The voltage at the emitter of Q1 minus the voltage drop at resistor R2 is the voltage that is obtained at the output. Due to the small value resistor R2 has (it is designed for this purpose), the voltage drop in this element is neglected. The Q2 transistor function (overcurrent protection) is closely linked to resistor R2. When the current increases too much or there is a short circuit, the voltage drop across the resistor increases until there are 0.6 volts between its terminals. This happens approximately when the current in the load is 1.2 amps. If we want the source to be protected when less current is consumed, we must increase the value of R2 to a different one.

These 0.6 volts are directly applied to the emitter base junction of transistor Q2, which starts conducting and removes the current entering the base of transistor Q1.

As a consequence, the emitter current of transistor Q1 decreases, which is equivalent to decreasing the current to the load, thus protecting the voltage source.

If you prefer to use an Operational Amplifier instead of transistors, you could be interested in a 12V Power Supply that use a zener diode and a 741 op. amp.
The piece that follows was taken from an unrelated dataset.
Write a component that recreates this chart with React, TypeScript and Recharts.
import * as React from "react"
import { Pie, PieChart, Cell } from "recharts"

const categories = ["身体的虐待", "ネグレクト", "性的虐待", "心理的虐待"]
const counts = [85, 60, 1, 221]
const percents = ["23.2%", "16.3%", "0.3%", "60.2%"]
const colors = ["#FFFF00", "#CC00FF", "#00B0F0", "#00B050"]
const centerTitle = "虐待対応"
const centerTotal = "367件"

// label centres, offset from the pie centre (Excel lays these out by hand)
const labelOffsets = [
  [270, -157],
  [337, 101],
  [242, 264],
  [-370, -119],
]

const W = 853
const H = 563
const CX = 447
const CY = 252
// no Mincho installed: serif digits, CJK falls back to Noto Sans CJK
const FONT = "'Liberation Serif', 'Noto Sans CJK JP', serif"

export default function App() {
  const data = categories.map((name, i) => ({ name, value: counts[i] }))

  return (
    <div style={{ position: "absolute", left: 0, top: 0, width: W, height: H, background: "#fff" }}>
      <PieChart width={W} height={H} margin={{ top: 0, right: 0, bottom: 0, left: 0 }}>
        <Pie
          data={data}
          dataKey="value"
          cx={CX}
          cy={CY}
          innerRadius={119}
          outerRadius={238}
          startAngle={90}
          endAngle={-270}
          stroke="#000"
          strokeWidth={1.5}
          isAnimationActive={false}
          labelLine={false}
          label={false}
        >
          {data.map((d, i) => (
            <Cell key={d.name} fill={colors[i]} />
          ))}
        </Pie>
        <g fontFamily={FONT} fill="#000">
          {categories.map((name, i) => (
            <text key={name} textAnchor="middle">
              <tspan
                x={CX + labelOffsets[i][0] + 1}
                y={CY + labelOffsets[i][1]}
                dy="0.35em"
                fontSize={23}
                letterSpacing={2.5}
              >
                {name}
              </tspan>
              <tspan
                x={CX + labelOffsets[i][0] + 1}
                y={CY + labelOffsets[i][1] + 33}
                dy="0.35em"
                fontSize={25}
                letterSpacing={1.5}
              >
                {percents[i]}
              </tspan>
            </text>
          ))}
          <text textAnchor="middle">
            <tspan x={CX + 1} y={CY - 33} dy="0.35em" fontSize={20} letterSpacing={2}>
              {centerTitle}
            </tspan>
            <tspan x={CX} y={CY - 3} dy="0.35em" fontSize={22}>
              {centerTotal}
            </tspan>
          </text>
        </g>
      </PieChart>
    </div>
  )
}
## List of components of the 12V power 1A supply circuit

• 1 NPN TIP41C or TIP41A bipolar transistor (Q1)
• 1 NPN 2N3904 bipolar transistor (Q2)
• 2 1N5400 rectifier diodes (D1, D2)
• 1 1N4742 zener diode (12V) (D3)
• 1 10K, 1/4 w resistor (R1)
• 1 0.5 ohms, 2w resistor (R2)
• 1 2200 uF / 35V electrolytic capacitor (C1)
• 1 10 uF / 35V electrolytic capacitor (C2)
• 1 0.01 uF capacitor (C3)
• 1 240/120VAC to 24VAC transformer, 1.5 A (T)
• 1 Heatsink (for the Q1 transistor)

Note: If a 13V zener diode (1N4743) is used, the output voltage will be 12.4 volts.